Il nostro Paese difetta di memoria: nel 1978 tra i fattori decisivi per il passaggio da un sistema frazionato su più mutue di categoria a un sistema pubblico unitario vi fu l'incompetenza finanziaria di alcuni tra i principali soggetti privati e il timore fondato di dover attivare onerosi salvataggi per fondi o assicuratori privati. A trent'anni di distanza, nei quali seppure con diseguaglianze geografiche si sono garantiti i livelli essenziali di assistenza, ammaliano le vecchie sirene. Si canta così il catastrofismo della "bancarotta" del sistema sanitario pubblico incapace di resistere all'aumento della domanda e al conservatorismo dei pubblici dipendenti.

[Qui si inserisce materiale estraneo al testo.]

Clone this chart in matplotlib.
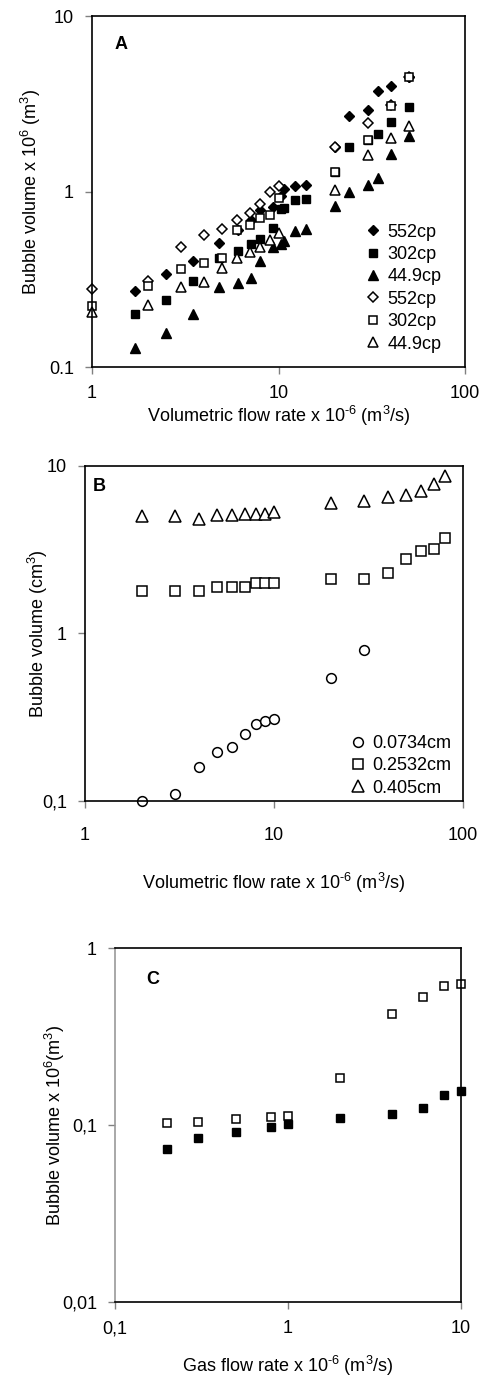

Si cantano così le rosee sorti della partecipazione dei privati alla gestione sanitaria, prima nelle funzioni della logistica poi dell'assistenza.
Non stupisce in questo clima il recente documento di Confindustria che, soavemente inconsapevole dei costi umani e sociali dell'attuale crisi produttiva di cui evidentemente non si sente responsabile, decreta il fallimento delle politiche nazionali e regionali in sanità e, forte delle brillanti capacità imprenditoriali di cui i lavoratori in cassa integrazione sono entusiasti testimoni, si candida a cogestire parti e funzioni sanitarie.
Come resistere a queste sirene? Con il faticoso lavoro della ricostruzione: dei legami sociali che inducano ciascuno a vedere il proprio interesse e la propria speranza nei beni comuni, a cominciare dalla salute; della partecipazione che non delega al decisionismo delle istituzioni e alla tecnocrazia delle professioni le proprie sorti; della politica come bisogno delle persone per ridare un senso collettivo all'esistenza.